**Problem**. Quote the data exactly, first line to the line containing "30, 34, 38, 42, 46, 50]", with no pictures.

**Provided data**.
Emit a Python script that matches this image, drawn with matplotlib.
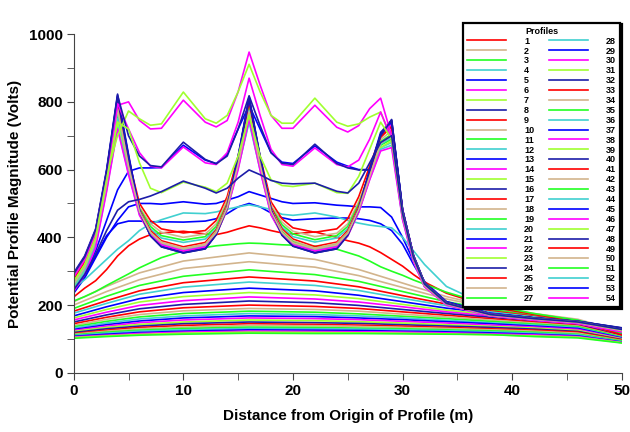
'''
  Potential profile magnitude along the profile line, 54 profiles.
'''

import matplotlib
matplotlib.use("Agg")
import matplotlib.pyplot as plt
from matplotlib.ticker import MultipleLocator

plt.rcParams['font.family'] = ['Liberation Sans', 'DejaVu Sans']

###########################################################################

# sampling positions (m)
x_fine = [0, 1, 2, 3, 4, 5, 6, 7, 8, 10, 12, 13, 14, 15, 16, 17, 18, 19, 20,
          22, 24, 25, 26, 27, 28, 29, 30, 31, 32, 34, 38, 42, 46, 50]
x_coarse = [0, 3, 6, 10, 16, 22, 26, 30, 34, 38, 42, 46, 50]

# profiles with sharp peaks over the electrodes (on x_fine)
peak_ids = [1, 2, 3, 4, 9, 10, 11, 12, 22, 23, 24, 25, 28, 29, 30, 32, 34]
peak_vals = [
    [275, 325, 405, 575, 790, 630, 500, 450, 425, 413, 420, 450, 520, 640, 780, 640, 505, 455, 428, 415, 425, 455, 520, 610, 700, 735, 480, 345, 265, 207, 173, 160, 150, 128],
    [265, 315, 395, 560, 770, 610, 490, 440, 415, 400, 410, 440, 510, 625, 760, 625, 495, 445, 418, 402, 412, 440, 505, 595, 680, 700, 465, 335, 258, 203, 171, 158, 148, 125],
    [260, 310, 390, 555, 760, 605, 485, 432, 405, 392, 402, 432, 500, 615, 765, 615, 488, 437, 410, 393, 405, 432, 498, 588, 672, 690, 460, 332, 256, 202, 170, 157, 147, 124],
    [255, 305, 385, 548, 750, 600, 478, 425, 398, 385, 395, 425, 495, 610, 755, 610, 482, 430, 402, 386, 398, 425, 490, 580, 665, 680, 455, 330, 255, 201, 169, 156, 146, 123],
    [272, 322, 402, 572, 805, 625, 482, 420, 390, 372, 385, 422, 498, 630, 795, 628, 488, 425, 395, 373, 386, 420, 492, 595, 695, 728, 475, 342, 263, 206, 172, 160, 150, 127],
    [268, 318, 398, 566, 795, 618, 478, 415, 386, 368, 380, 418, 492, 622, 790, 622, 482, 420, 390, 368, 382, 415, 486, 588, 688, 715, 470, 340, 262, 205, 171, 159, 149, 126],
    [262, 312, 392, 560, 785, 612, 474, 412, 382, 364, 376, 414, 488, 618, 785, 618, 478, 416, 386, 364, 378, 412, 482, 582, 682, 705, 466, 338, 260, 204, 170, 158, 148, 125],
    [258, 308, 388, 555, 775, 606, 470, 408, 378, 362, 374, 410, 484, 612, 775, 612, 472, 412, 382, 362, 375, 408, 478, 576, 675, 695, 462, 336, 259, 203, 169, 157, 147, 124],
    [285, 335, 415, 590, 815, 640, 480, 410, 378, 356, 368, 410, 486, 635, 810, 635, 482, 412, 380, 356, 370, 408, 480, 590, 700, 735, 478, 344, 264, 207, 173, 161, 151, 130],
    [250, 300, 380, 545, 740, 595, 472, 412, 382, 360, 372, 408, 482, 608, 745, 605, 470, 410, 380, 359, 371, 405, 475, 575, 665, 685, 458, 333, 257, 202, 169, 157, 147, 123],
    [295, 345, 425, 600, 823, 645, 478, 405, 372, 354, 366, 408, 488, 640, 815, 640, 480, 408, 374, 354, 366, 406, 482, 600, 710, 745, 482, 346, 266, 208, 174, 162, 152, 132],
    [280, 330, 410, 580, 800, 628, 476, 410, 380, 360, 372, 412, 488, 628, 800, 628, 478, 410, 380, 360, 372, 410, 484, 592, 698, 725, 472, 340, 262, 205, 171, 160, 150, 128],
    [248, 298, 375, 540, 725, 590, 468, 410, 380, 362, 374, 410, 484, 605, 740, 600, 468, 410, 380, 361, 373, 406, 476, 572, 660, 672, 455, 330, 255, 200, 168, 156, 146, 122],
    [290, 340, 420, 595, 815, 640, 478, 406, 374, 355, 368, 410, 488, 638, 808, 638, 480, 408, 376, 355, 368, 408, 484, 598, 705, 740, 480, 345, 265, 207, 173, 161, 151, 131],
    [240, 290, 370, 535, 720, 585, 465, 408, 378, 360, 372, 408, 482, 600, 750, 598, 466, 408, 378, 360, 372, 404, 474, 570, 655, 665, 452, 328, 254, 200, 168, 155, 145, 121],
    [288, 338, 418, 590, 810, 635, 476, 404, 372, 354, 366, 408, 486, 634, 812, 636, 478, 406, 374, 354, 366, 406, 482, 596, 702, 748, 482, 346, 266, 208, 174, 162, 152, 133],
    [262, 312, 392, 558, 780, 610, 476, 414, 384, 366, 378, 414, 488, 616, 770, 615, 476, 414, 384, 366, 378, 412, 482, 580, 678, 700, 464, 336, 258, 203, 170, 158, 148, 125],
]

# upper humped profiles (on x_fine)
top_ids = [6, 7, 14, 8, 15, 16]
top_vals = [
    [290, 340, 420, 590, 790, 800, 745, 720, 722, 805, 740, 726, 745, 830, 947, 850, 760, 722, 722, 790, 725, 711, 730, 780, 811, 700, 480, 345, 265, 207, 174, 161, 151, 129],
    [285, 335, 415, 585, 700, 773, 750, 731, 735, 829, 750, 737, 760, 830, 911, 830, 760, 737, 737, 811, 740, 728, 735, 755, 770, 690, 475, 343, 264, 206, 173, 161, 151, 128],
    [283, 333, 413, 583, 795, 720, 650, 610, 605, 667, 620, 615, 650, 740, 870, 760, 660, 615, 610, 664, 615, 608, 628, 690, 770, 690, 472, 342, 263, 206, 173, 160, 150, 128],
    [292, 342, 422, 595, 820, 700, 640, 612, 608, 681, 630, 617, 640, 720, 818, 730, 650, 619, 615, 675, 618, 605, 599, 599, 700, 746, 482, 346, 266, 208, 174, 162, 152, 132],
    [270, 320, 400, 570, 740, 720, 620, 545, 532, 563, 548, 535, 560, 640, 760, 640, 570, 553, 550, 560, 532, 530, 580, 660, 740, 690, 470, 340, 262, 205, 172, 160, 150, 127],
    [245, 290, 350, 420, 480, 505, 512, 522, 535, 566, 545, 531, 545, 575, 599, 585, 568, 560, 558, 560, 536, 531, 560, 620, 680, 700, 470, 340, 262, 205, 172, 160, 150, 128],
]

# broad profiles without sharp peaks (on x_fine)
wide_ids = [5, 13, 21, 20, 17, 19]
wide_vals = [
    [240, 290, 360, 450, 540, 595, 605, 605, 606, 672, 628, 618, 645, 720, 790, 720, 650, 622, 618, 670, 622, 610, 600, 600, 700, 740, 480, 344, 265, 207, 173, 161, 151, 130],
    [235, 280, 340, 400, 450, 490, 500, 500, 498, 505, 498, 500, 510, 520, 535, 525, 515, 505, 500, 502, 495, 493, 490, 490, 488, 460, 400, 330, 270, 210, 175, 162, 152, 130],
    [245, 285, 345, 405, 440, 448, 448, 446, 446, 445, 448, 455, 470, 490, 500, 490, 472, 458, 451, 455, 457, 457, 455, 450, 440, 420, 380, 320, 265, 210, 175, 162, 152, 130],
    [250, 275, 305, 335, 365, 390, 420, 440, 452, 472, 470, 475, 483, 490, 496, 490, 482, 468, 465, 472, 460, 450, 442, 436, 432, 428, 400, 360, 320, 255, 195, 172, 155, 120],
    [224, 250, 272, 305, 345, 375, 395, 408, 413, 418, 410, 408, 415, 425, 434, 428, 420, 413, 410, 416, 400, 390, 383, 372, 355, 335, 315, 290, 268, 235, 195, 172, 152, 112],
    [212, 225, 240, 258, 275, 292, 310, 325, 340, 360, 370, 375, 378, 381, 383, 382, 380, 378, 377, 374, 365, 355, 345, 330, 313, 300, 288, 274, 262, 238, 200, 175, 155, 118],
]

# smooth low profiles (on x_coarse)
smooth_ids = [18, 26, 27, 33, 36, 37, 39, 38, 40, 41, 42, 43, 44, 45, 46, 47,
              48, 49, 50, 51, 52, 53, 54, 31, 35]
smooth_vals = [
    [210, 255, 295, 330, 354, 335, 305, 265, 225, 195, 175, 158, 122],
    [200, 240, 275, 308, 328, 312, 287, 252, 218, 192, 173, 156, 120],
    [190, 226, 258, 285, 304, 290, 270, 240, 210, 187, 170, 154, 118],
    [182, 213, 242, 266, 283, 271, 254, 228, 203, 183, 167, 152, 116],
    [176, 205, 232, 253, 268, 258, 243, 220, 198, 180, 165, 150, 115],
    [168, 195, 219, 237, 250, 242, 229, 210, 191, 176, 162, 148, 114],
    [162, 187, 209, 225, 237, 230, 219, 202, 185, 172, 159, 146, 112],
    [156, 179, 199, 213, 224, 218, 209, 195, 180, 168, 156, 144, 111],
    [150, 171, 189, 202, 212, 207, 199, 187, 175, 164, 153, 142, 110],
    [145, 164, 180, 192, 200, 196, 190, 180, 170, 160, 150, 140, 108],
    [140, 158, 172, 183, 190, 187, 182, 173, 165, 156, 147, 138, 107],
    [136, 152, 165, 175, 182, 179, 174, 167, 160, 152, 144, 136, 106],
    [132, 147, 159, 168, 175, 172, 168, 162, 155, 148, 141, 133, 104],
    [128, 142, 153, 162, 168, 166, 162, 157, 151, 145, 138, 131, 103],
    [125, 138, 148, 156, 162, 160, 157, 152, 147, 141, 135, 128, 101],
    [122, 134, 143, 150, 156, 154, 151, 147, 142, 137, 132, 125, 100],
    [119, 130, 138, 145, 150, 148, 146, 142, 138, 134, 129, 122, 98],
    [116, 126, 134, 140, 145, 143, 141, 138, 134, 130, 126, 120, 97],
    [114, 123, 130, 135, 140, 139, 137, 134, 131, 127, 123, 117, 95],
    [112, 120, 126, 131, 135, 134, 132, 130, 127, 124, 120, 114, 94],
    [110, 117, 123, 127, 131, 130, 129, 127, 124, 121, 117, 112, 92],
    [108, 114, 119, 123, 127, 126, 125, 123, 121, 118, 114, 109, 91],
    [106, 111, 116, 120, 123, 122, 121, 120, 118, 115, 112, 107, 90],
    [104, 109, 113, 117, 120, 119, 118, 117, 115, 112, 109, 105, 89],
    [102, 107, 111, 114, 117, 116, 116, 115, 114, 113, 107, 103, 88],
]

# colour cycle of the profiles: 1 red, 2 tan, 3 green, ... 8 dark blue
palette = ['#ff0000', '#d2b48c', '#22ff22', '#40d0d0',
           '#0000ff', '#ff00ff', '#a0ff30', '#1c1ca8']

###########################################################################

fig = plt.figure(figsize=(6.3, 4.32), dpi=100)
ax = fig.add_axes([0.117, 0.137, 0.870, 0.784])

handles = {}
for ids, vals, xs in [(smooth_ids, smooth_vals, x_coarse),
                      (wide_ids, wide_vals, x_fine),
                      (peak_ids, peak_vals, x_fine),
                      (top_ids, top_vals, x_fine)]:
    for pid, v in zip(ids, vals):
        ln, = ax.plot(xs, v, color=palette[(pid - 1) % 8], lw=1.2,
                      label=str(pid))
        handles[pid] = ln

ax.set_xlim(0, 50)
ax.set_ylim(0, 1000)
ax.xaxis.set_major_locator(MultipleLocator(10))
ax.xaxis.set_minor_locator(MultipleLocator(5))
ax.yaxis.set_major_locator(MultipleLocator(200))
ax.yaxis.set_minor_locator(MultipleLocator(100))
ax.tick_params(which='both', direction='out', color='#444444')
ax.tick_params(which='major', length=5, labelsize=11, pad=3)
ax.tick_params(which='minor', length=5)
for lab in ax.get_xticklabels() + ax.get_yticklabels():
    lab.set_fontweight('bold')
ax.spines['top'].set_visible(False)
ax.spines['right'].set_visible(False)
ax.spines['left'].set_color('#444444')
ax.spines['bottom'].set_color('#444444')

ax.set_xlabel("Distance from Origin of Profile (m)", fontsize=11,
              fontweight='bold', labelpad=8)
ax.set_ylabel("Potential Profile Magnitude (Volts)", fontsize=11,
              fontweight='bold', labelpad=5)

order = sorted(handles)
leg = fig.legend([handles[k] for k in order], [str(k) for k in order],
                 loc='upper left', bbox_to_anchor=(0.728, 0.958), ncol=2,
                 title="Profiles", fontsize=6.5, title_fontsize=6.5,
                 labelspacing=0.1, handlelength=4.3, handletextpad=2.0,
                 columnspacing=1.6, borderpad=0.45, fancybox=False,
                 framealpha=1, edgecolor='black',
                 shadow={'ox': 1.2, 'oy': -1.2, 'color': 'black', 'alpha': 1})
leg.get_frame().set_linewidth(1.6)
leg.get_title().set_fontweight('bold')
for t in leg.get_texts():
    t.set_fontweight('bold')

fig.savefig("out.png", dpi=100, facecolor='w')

**Solution for this task**.
Emit a Python script that matches this image, drawn with matplotlib.
'''
  Potential profile magnitude along the profile line, 54 profiles.
'''

import matplotlib
matplotlib.use("Agg")
import matplotlib.pyplot as plt
from matplotlib.ticker import MultipleLocator

plt.rcParams['font.family'] = ['Liberation Sans', 'DejaVu Sans']

###########################################################################

# sampling positions (m)
x_fine = [0, 1, 2, 3, 4, 5, 6, 7, 8, 10, 12, 13, 14, 15, 16, 17, 18, 19, 20,
          22, 24, 25, 26, 27, 28, 29, 30, 31, 32, 34, 38, 42, 46, 50]
x_coarse = [0, 3, 6, 10, 16, 22, 26, 30, 34, 38, 42, 46, 50]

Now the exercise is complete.